De : ldo (at) *nospam* nz.invalid (Lawrence D'Oliveiro)
Groupes : comp.archDate : 22. Sep 2024, 00:50:46
Autres entêtes
Organisation : A noiseless patient Spider
Message-ID : <vcnm4m$1p6a3$5@dont-email.me>
References : 1 2
User-Agent : Pan/0.160 (Toresk; )
On Fri, 20 Sep 2024 21:06 +0100 (BST), John Dallman wrote:
All the threads are executing exactly the same instructions,on the same
code path.
Yes, but look at the things that GPUs, for example, typically do: large
parts of their execution time is in pieces of code called “fragment
shaders”. In OpenGL, a “fragment” means a “pixel before compositing” --
one or more “fragments” get composited together to produce a final image
pixel. They could have just called it a “pixel in an intermediate image
buffer”, and avoided introducing yet another mysterious-sounding technical
term.
There are a lot of memory accesses involved in a typical fragment shader:
reading from texture buffers, reading/writing other image buffers. Then
you have things like stencil buffers and depth buffers, that play their
part in the computation. And geometry buffers, though these tend to be
smaller. Buffers coming out your ears, basically. So the proportion of
instructions that access memory is much higher than a typical CPU workload
-- probably not far short of 100%, certainly in execution time.

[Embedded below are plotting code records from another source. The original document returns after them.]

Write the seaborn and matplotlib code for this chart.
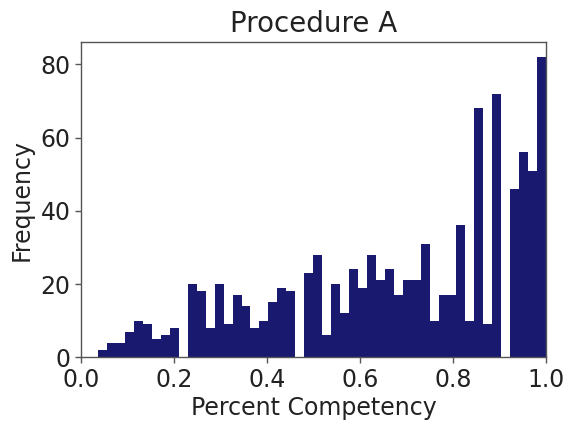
import numpy as np
import pandas as pd
import matplotlib
matplotlib.use("Agg")
import matplotlib.pyplot as plt
import seaborn as sns

# Histogram counts (50 bins from ~0.037 to 1.0)
bin_start = 0.037
bin_end = 1.0
n_bins = 50
counts = [2, 4, 4, 7, 10, 9, 5, 6, 8, 0,
          20, 18, 8, 20, 9, 17, 14, 8, 10, 15,
          19, 18, 0, 23, 28, 6, 20, 12, 24, 19,
          28, 21, 24, 17, 21, 21, 31, 10, 17, 17,
          36, 10, 68, 9, 72, 0, 46, 56, 51, 82]
x_ticks = [0.0, 0.2, 0.4, 0.6, 0.8, 1.0]
y_ticks = [0, 20, 40, 60, 80]

edges = np.linspace(bin_start, bin_end, n_bins + 1)
centers = (edges[:-1] + edges[1:]) / 2
df = pd.DataFrame({"Percent Competency": centers, "count": counts})

sns.set_style("white")
fig = plt.figure(figsize=(5.68, 4.22), dpi=100)
ax = fig.add_axes([0.1426, 0.1533, 0.8187, 0.7472])
sns.histplot(data=df, x="Percent Competency", weights="count",
             bins=n_bins, binrange=(bin_start, bin_end),
             color="#191970", alpha=1.0, linewidth=0, ax=ax)
ax.set_xlim(0, 1.0)
ax.set_xticks(x_ticks)
ax.set_yticks(y_ticks)
ax.set_xticklabels([f"{t:.1f}" for t in x_ticks])
ax.tick_params(axis="both", labelsize=17, length=4, width=1, direction="out",
               bottom=True, left=True, color="#555555", labelcolor="#222222")
ax.set_xlabel("Percent Competency", fontsize=17, labelpad=3, color="#222222")
ax.set_ylabel("Frequency", fontsize=17, labelpad=5, color="#222222")
ax.set_title("Procedure A", fontsize=20, pad=7, color="#222222")
for s in ax.spines.values():
    s.set_visible(True)
    s.set_color("#555555")
    s.set_linewidth(1)
fig.savefig("out.png", dpi=100)
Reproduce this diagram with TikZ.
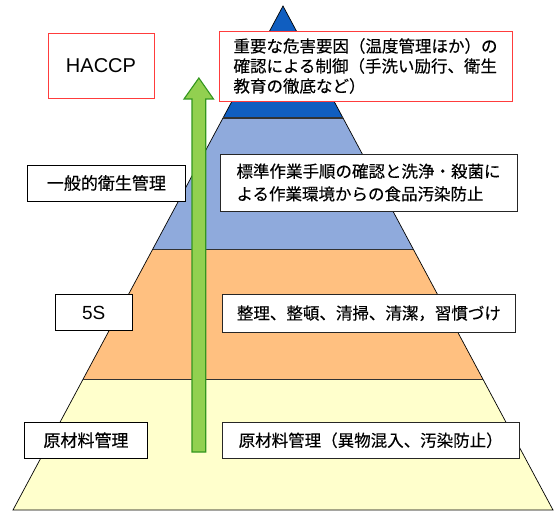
\documentclass[tikz,border=0pt]{standalone}
\usepackage{fontspec}
\setmainfont{Noto Sans CJK JP}[FakeBold=0.3]
\newfontfamily\latinsans{Liberation Sans}
\definecolor{topblue}{RGB}{16,94,192}
\definecolor{midblue}{RGB}{143,170,220}
\definecolor{orangeband}{RGB}{255,192,128}
\definecolor{yellowband}{RGB}{255,255,204}
\definecolor{arrowgreen}{RGB}{146,208,80}
\definecolor{arrowedge}{RGB}{51,150,30}
\definecolor{redline}{RGB}{255,60,60}
\definecolor{bandline}{RGB}{50,50,50}
\begin{document}
\begin{tikzpicture}[x=1pt,y=-1pt,
  edgeline/.style={draw=black,line width=0.7pt},
  sepline/.style={draw=bandline,line width=1.1pt},
  labelbox/.style={draw=black,fill=white,line width=0.8pt,inner sep=0pt,font=\fontsize{17}{20}\selectfont},
  descbox/.style={draw=black!85,fill=white,line width=0.9pt,inner sep=0pt,font=\fontsize{16.5}{22.7}\selectfont},
  redbox/.style={draw=redline,fill=white,line width=0.8pt,inner sep=0pt},
  arrowshape/.style={fill=arrowgreen,draw=arrowedge,line width=1.1pt,line join=miter}]
\useasboundingbox (0,0) rectangle (557,513);
% pyramid coordinates
\coordinate (apex) at (283,6);
\coordinate (l1) at (223,118);   \coordinate (r1) at (343,118);
\coordinate (l2) at (152.6,249.5); \coordinate (r2) at (413.4,249.5);
\coordinate (l3) at (82.9,379.5);  \coordinate (r3) at (483.1,379.5);
\coordinate (bl) at (13,510);    \coordinate (br) at (553,510);
% bands
\fill[topblue] (apex) -- (r1) -- (l1) -- cycle;
\fill[midblue] (l1) -- (r1) -- (r2) -- (l2) -- cycle;
\fill[orangeband] (l2) -- (r2) -- (r3) -- (l3) -- cycle;
\fill[yellowband] (l3) -- (r3) -- (br) -- (bl) -- cycle;
\draw[edgeline] (bl) -- (apex) -- (br) -- cycle;
\draw[sepline] (l1) -- (r1);
\draw[sepline] (l2) -- (r2);
\draw[sepline] (l3) -- (r3);
% green arrow
\coordinate (sbl) at (192,452);
\coordinate (sbr) at (205.7,452);
\coordinate (shl) at (192,99);
\coordinate (shr) at (205.7,99);
\coordinate (hl) at (184,99);
\coordinate (hr) at (213.5,99);
\coordinate (tip) at (198.85,78);
\draw[arrowshape] (sbl) -- (shl) -- (hl) -- (tip) -- (hr) -- (shr) -- (sbr) -- cycle;
% left labels
\node[redbox,minimum width=106pt,minimum height=65pt,font=\latinsans\fontsize{20}{24}\selectfont] (haccp) at (101,65.8) {HACCP};
\node[labelbox,minimum width=157.3pt,minimum height=36pt] (general) at (106.4,183) {一般的衛生管理};
\node[labelbox,minimum width=77pt,minimum height=36pt,font=\latinsans\fontsize{19}{22}\selectfont] (fives) at (93.7,312.5) {5S};
\node[labelbox,minimum width=123.5pt,minimum height=36pt] (raw) at (86,440.2) {原材料管理};
% right descriptions
\node[redbox,minimum width=293pt,minimum height=70pt,align=left,font=\fontsize{16.5}{20}\selectfont] (desc1) at (365.5,66) {重要な危害要因（温度管理ほか）の\\確認による制御（手洗い励行、衛生\\教育の徹底など）};
\node[descbox,minimum width=297pt,minimum height=57pt,align=left] (desc2) at (368.5,182.5) {標準作業手順の確認と洗浄・殺菌に\\よる作業環境からの食品汚染防止};
\node[descbox,minimum width=292.3pt,minimum height=38pt] (desc3) at (368.9,313.3) {整理、整頓、清掃、清潔，習慣づけ};
\node[descbox,minimum width=296.6pt,minimum height=36pt] (desc4) at (370.7,440.3) {原材料管理（異物混入、汚染防止）};
\end{tikzpicture}
\end{document}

As I recall, DRAM access involves specifying “row” and “column” addresses.
As I further recall, if the “row” address does not change from one access
to the next, then you can specify multiple successive “column”-only
addresses and do faster sequential access to the memory (until you hit the
end of the row). GPUs would take full advantage of this, and their
patterns of memory usage should suit it quite well.
On the other hand, such heavily sequential access has poor caching
behaviour.
So you see the difference in memory behaviour between GPUs and CPUs: CPUs
have (or allow) more complex patterns of memory access, necessitating
elaborate memory controllers with multiple levels of caching to get the
necessary performance, while GPUs can make do with much simpler memory
interfaces that don’t benefit from caching.
This also complicates any ability to share memory between GPUs and CPUs.
Which brings us back to the point I made before: CPU RAM on the
motherboard is typically upgradeable, while GPU RAM comes on the same card
as the GPU, and is typically not upgradeable.